- **WHAT NEEDS TO BE DONE**: Skip the pictures, please, and write out exactly the lines from the opening of the data through the line containing "for (const d".

- **DATASET EXTRACT**:
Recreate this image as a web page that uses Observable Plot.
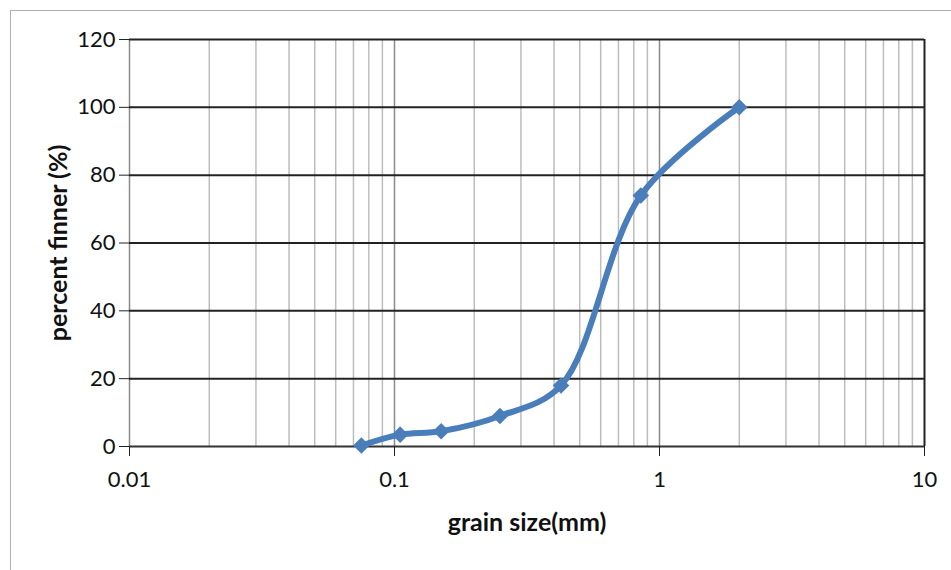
<!DOCTYPE html>
<html>
<head>
<meta charset="utf-8">
<script src="https://cdn.jsdelivr.net/npm/d3@7"></script>
<script src="https://cdn.jsdelivr.net/npm/@observablehq/plot@0.6"></script>
<style>
  html, body { margin: 0; padding: 0; background: #fff; }
  #wrap { position: relative; width: 951px; height: 570px; overflow: hidden; }
  #border { position: absolute; left: 10px; top: 10px; width: 1000px; height: 1000px; border: 1.5px solid #b0b0b0; box-sizing: border-box; }
  #chart { position: absolute; left: 0; top: 0; }
</style>
</head>
<body>
<div id="wrap"><div id="border"></div><div id="chart"></div></div>
<script>
// Data
const grainSize = [0.075, 0.105, 0.15, 0.25, 0.425, 0.85, 2];
const percentFiner = [0.3, 3.5, 4.5, 9, 18, 74, 100];
const xTicks = [0.01, 0.1, 1, 10];
const yTicks = [0, 20, 40, 60, 80, 100, 120];
const xTitle = "grain size(mm)";
const yTitle = "percent finner (%)";

const data = grainSize.map((g, i) => ({size: g, pct: percentFiner[i]}));
const minor = [];
for (const d of [0.01, 0.1, 1]) for (let k = 2; k <= 9; k++) minor.push(+(d * k).toPrecision(3));

const font = "Lato, 'Open Sans', sans-serif";
const blue = "#4a7ebb";

const chart = Plot.plot({
  width: 951,
  height: 570,
  marginLeft: 129,
  marginRight: 27,
  marginTop: 39,
  marginBottom: 124,
  style: {fontFamily: font, fontSize: "22px", color: "#111", background: "transparent"},
  x: {type: "log", domain: [0.01, 10]},
  y: {domain: [0, 120]},
  marks: [
    Plot.ruleX(minor, {stroke: "#bdbdbd", strokeWidth: 1.5}),
    Plot.ruleX([0.01, 0.1, 1], {stroke: "#8a8a8a", strokeWidth: 1.5}),
    Plot.ruleX([10], {stroke: "#222", strokeWidth: 2}),
    Plot.ruleY(yTicks.filter(v => v > 0), {stroke: "#222", strokeWidth: 2}),
    Plot.ruleY([0], {stroke: "#333", strokeWidth: 2}),
    Plot.axisX({ticks: xTicks, tickFormat: d => String(d), tickSize: 10, tickPadding: 15, label: null, stroke: "#222", fontSize: 22}),
    Plot.axisY({ticks: yTicks, tickSize: 10, tickPadding: 4, label: null, stroke: "#222", fontSize: 22}),
    Plot.line(data, {x: "size", y: "pct", stroke: blue, strokeWidth: 6, curve: "catmull-rom"}),
    Plot.dot(data, {x: "size", y: "pct", symbol: "square", r: 6.6, rotate: 45, fill: blue, stroke: "none"}),
    Plot.text([xTitle], {frameAnchor: "bottom", dy: 84, fontWeight: "bold", fontSize: 25, fill: "#111", textAnchor: "middle"}),
    Plot.text([yTitle], {frameAnchor: "left", dx: -71, rotate: -90, fontWeight: "bold", fontSize: 25, fill: "#111", textAnchor: "middle"})
  ]
});
document.getElementById("chart").appendChild(chart);
</script>
</body>
</html>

- **FINAL RESULT**:
Recreate this image as a web page that uses Observable Plot.
<!DOCTYPE html>
<html>
<head>
<meta charset="utf-8">
<script src="https://cdn.jsdelivr.net/npm/d3@7"></script>
<script src="https://cdn.jsdelivr.net/npm/@observablehq/plot@0.6"></script>
<style>
  html, body { margin: 0; padding: 0; background: #fff; }
  #wrap { position: relative; width: 951px; height: 570px; overflow: hidden; }
  #border { position: absolute; left: 10px; top: 10px; width: 1000px; height: 1000px; border: 1.5px solid #b0b0b0; box-sizing: border-box; }
  #chart { position: absolute; left: 0; top: 0; }
</style>
</head>
<body>
<div id="wrap"><div id="border"></div><div id="chart"></div></div>
<script>
// Data
const grainSize = [0.075, 0.105, 0.15, 0.25, 0.425, 0.85, 2];
const percentFiner = [0.3, 3.5, 4.5, 9, 18, 74, 100];
const xTicks = [0.01, 0.1, 1, 10];
const yTicks = [0, 20, 40, 60, 80, 100, 120];
const xTitle = "grain size(mm)";
const yTitle = "percent finner (%)";

const data = grainSize.map((g, i) => ({size: g, pct: percentFiner[i]}));
const minor = [];
for (const d of [0.01, 0.1, 1]) for (let k = 2; k <= 9; k++) minor.push(+(d * k).toPrecision(3));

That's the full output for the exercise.